Source data:
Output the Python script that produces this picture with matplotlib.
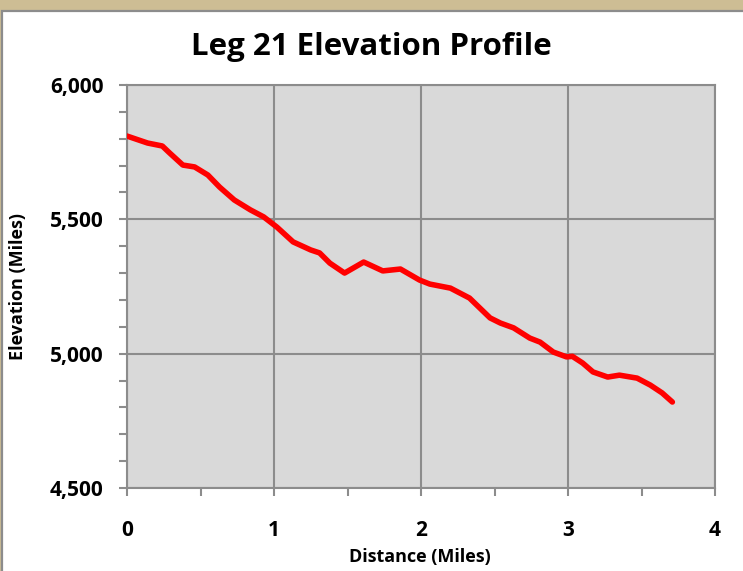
import matplotlib
matplotlib.use("Agg")
import matplotlib.pyplot as plt
from matplotlib.patches import Rectangle
from matplotlib.ticker import MultipleLocator, FuncFormatter

# distance (miles) and elevation (ft) along the leg
distance = [0.0, 0.14, 0.24, 0.29, 0.38, 0.46, 0.55, 0.63, 0.73, 0.84, 0.93, 1.02,
            1.13, 1.25, 1.31, 1.38, 1.48, 1.61, 1.74, 1.86, 1.99,
            2.06, 2.20, 2.33, 2.47, 2.54, 2.63, 2.74, 2.81, 2.90, 2.99,
            3.03, 3.10, 3.17, 3.27, 3.35, 3.47, 3.56, 3.64, 3.71]
elevation = [5810, 5784, 5773, 5747, 5702, 5695, 5665, 5620, 5572, 5535, 5509, 5471,
             5416, 5386, 5375, 5337, 5300, 5341, 5308, 5315, 5274,
             5259, 5244, 5207, 5133, 5114, 5096, 5058, 5043, 5006, 4988,
             4990, 4965, 4932, 4913, 4920, 4909, 4883, 4854, 4820]

title = "Leg 21 Elevation Profile"
xlabel = "Distance (Miles)"
ylabel = "Elevation (Miles)"

font = ["Open Sans", "DejaVu Sans"]
grey = "#8c8c8c"

fig = plt.figure(figsize=(7.43, 5.71), dpi=100)
fig.patch.set_facecolor("#cdbd94")

# white chart panel with grey frame
W, H = 743, 571
fig.patches.append(Rectangle((1.5 / W, -0.05), 1.2, (H - 10.5) / H + 0.05,
                             transform=fig.transFigure, facecolor="white",
                             edgecolor=grey, linewidth=1.6, zorder=-5))

ax = fig.add_axes([127 / W, 1 - 488 / H, (715 - 127) / W, (488 - 85) / H])
ax.set_facecolor("#d9d9d9")
ax.plot(distance, elevation, color="#ff0000", linewidth=4,
        solid_capstyle="round", solid_joinstyle="round", zorder=3)

ax.set_xlim(0, 4)
ax.set_ylim(4500, 6000)
ax.xaxis.set_major_locator(MultipleLocator(1))
ax.xaxis.set_minor_locator(MultipleLocator(0.5))
ax.yaxis.set_major_locator(MultipleLocator(500))
ax.yaxis.set_minor_locator(MultipleLocator(100))
ax.yaxis.set_major_formatter(FuncFormatter(lambda v, p: f"{int(v):,}"))

ax.grid(which="major", color=grey, linewidth=1.5, zorder=1)
ax.set_axisbelow(True)
for s in ax.spines.values():
    s.set_color(grey)
    s.set_linewidth(1.5)

ax.tick_params(which="both", direction="out", color=grey, width=1.5, length=6)
ax.tick_params(axis="y", which="major", pad=11)
ax.tick_params(axis="x", which="major", pad=17)
for lab in ax.get_xticklabels() + ax.get_yticklabels():
    lab.set_fontfamily(font)
    lab.set_fontweight("bold")
    lab.set_fontsize(15)

fig.text(0.5, 1 - 47 / H, title, ha="center", va="center",
         fontsize=22.5, fontweight="bold", family=font)
fig.text(420 / W, 1 - 557 / H, xlabel, ha="center", va="center",
         fontsize=13, fontweight="bold", family=font)
fig.text(18 / W, 1 - 287 / H, ylabel, ha="center", va="center", rotation=90,
         fontsize=13, fontweight="bold", family=font)

fig.savefig("out.png", dpi=100, facecolor=fig.get_facecolor())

Work to be completed: Are you able to set down all the lines above exactly, without any pictures?

Result of the exercise:
Output the Python script that produces this picture with matplotlib.
import matplotlib
matplotlib.use("Agg")
import matplotlib.pyplot as plt
from matplotlib.patches import Rectangle
from matplotlib.ticker import MultipleLocator, FuncFormatter

# distance (miles) and elevation (ft) along the leg
distance = [0.0, 0.14, 0.24, 0.29, 0.38, 0.46, 0.55, 0.63, 0.73, 0.84, 0.93, 1.02,
            1.13, 1.25, 1.31, 1.38, 1.48, 1.61, 1.74, 1.86, 1.99,
            2.06, 2.20, 2.33, 2.47, 2.54, 2.63, 2.74, 2.81, 2.90, 2.99,
            3.03, 3.10, 3.17, 3.27, 3.35, 3.47, 3.56, 3.64, 3.71]
elevation = [5810, 5784, 5773, 5747, 5702, 5695, 5665, 5620, 5572, 5535, 5509, 5471,
             5416, 5386, 5375, 5337, 5300, 5341, 5308, 5315, 5274,
             5259, 5244, 5207, 5133, 5114, 5096, 5058, 5043, 5006, 4988,
             4990, 4965, 4932, 4913, 4920, 4909, 4883, 4854, 4820]

title = "Leg 21 Elevation Profile"
xlabel = "Distance (Miles)"
ylabel = "Elevation (Miles)"

font = ["Open Sans", "DejaVu Sans"]
grey = "#8c8c8c"

fig = plt.figure(figsize=(7.43, 5.71), dpi=100)
fig.patch.set_facecolor("#cdbd94")

# white chart panel with grey frame
W, H = 743, 571
fig.patches.append(Rectangle((1.5 / W, -0.05), 1.2, (H - 10.5) / H + 0.05,
                             transform=fig.transFigure, facecolor="white",
                             edgecolor=grey, linewidth=1.6, zorder=-5))

ax = fig.add_axes([127 / W, 1 - 488 / H, (715 - 127) / W, (488 - 85) / H])
ax.set_facecolor("#d9d9d9")
ax.plot(distance, elevation, color="#ff0000", linewidth=4,
        solid_capstyle="round", solid_joinstyle="round", zorder=3)

ax.set_xlim(0, 4)
ax.set_ylim(4500, 6000)
ax.xaxis.set_major_locator(MultipleLocator(1))
ax.xaxis.set_minor_locator(MultipleLocator(0.5))
ax.yaxis.set_major_locator(MultipleLocator(500))
ax.yaxis.set_minor_locator(MultipleLocator(100))
ax.yaxis.set_major_formatter(FuncFormatter(lambda v, p: f"{int(v):,}"))

ax.grid(which="major", color=grey, linewidth=1.5, zorder=1)
ax.set_axisbelow(True)
for s in ax.spines.values():
    s.set_color(grey)
    s.set_linewidth(1.5)

ax.tick_params(which="both", direction="out", color=grey, width=1.5, length=6)
ax.tick_params(axis="y", which="major", pad=11)
ax.tick_params(axis="x", which="major", pad=17)
for lab in ax.get_xticklabels() + ax.get_yticklabels():
    lab.set_fontfamily(font)
    lab.set_fontweight("bold")
    lab.set_fontsize(15)

fig.text(0.5, 1 - 47 / H, title, ha="center", va="center",
         fontsize=22.5, fontweight="bold", family=font)
fig.text(420 / W, 1 - 557 / H, xlabel, ha="center", va="center",
         fontsize=13, fontweight="bold", family=font)
fig.text(18 / W, 1 - 287 / H, ylabel, ha="center", va="center", rotation=90,
         fontsize=13, fontweight="bold", family=font)

fig.savefig("out.png", dpi=100, facecolor=fig.get_facecolor())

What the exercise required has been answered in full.